DIRECTION: From the entries below, copy every line holding the word "this".

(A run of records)
══════════════════════════════
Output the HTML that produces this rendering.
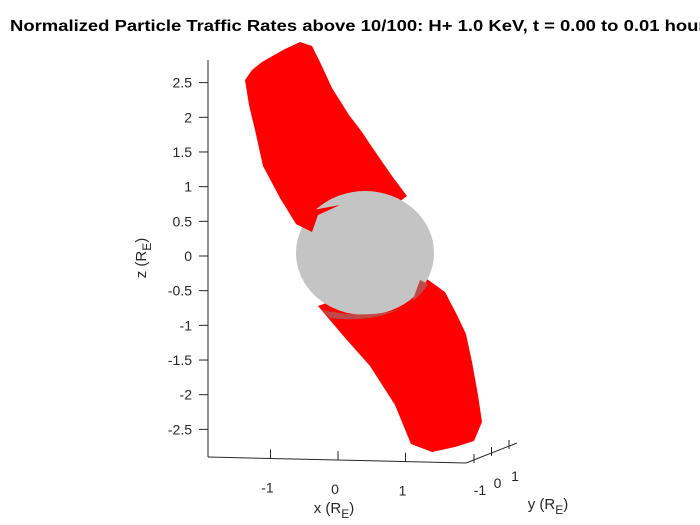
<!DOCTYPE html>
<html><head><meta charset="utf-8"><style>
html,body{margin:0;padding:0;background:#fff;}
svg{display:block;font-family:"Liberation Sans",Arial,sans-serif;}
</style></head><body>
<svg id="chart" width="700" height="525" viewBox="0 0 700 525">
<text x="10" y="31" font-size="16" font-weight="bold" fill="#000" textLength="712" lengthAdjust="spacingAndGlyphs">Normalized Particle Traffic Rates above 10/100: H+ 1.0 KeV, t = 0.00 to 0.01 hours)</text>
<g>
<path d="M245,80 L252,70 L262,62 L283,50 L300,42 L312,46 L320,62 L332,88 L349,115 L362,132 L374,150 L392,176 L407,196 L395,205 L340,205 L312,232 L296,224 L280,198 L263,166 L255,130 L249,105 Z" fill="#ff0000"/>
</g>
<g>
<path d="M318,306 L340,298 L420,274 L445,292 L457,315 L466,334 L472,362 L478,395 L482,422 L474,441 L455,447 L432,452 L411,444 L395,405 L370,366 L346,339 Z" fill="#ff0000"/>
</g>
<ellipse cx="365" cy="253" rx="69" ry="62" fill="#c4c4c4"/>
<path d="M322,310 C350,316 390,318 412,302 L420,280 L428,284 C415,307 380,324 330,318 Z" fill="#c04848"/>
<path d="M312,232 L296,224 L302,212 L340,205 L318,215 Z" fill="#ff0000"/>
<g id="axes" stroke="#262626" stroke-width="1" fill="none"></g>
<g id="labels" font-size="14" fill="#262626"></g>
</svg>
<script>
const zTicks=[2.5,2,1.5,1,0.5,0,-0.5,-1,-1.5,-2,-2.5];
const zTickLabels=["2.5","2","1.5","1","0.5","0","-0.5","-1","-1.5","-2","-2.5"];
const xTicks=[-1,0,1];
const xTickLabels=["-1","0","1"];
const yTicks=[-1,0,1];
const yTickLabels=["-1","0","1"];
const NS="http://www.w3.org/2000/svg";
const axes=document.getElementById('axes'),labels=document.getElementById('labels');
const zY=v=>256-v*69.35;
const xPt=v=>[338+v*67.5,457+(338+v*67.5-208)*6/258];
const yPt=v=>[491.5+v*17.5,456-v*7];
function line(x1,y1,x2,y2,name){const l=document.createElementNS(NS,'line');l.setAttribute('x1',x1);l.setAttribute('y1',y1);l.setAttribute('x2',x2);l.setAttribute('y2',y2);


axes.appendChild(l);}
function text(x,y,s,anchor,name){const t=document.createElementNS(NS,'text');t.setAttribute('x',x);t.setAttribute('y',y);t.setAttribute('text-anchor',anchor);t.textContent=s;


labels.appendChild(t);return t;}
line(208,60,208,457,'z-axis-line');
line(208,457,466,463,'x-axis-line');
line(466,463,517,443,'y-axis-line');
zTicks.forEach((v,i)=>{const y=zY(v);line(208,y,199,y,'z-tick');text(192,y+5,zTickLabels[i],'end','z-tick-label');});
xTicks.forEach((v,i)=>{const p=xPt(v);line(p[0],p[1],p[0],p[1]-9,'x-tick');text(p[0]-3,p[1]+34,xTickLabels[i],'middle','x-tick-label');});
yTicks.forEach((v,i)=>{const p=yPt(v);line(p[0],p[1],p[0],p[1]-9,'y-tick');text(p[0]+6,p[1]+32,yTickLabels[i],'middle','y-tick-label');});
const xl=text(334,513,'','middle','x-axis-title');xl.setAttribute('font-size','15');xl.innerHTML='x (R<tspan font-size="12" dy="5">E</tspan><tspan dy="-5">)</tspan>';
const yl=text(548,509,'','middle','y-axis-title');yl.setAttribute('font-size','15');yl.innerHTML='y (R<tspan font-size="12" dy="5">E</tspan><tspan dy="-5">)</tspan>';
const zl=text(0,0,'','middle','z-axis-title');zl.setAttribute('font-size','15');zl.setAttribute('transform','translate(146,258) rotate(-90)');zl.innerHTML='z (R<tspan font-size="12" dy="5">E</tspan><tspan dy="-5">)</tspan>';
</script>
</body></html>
══════════════════════════════
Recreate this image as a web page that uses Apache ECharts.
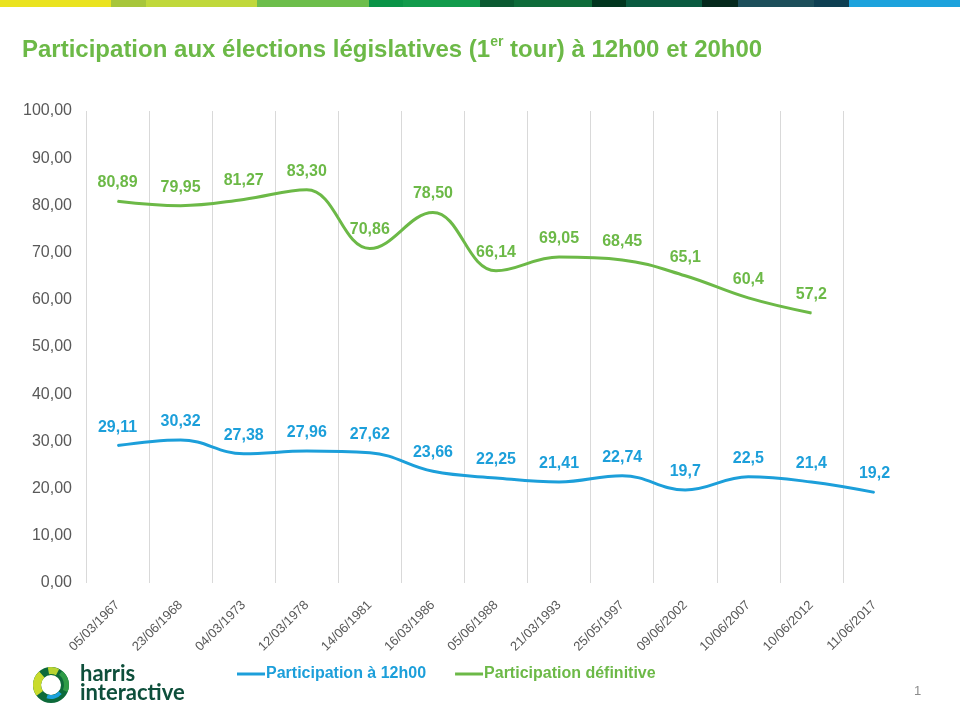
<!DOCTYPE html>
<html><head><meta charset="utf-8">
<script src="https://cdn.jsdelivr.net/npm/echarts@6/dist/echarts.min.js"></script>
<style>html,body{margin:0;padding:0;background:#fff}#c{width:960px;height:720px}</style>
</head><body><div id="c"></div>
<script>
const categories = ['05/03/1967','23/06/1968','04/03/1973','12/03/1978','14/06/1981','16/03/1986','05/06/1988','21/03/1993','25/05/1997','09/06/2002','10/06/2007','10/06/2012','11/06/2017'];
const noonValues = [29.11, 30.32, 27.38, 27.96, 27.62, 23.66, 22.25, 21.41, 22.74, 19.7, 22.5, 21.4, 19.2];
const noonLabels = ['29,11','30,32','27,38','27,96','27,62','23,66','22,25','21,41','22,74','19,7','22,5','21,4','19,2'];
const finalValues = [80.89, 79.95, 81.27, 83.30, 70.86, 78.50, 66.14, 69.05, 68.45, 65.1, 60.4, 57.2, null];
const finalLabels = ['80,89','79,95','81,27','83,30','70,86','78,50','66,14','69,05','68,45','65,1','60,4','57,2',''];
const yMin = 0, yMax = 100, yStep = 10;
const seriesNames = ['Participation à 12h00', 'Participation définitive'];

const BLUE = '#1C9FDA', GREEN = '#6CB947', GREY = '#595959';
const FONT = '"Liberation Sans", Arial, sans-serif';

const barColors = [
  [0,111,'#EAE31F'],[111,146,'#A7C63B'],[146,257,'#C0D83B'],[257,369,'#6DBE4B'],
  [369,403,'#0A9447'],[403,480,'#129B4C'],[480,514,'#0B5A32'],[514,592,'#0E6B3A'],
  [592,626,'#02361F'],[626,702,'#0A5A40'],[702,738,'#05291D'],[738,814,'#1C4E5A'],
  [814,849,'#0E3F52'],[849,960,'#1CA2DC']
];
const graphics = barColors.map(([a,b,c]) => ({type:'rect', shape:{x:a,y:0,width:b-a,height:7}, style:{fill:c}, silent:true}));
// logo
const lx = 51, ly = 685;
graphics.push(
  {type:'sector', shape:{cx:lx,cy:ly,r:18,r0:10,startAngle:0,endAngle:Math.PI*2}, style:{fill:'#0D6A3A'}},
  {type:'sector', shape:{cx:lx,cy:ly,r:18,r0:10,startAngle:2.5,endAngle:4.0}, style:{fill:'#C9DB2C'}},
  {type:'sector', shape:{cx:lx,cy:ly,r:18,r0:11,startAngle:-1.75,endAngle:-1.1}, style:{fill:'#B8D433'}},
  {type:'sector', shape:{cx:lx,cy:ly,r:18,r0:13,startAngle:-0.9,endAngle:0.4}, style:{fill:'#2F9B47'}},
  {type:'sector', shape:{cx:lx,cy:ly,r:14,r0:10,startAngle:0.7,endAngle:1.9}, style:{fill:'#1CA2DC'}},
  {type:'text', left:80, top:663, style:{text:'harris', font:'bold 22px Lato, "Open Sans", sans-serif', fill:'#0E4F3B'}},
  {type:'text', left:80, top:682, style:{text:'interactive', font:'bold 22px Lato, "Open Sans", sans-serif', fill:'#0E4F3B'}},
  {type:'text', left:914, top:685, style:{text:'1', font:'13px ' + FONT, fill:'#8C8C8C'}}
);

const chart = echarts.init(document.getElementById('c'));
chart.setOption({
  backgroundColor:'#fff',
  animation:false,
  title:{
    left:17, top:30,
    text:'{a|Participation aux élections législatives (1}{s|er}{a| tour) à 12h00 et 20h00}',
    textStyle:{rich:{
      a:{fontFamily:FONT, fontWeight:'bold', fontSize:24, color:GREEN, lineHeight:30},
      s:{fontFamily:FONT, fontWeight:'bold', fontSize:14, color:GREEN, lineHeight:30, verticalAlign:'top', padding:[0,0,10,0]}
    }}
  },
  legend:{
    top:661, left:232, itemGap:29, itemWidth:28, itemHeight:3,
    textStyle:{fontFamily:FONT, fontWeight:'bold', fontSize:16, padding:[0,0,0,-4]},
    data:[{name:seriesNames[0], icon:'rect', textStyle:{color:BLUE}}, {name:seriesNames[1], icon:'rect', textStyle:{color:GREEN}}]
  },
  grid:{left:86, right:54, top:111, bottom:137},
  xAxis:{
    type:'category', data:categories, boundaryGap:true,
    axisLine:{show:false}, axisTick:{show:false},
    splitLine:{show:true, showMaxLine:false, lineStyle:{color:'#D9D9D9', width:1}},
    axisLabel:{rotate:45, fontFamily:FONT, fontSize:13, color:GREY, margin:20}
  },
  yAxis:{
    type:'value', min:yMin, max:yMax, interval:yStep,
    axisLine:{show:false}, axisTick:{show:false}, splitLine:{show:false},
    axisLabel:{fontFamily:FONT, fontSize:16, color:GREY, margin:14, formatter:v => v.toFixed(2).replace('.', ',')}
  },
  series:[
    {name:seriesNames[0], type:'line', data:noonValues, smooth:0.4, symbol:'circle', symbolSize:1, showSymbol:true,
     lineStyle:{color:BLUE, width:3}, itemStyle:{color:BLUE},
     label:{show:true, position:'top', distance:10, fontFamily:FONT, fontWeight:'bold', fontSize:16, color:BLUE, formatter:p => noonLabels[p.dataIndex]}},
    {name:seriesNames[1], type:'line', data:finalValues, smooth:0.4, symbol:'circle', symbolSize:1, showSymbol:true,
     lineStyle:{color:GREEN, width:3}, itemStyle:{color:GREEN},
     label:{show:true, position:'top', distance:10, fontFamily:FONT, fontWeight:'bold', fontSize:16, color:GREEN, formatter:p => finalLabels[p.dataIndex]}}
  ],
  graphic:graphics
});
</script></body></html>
══════════════════════════════
WRITTEN REPLY:
Output the HTML that produces this rendering.
Recreate this image as a web page that uses Apache ECharts.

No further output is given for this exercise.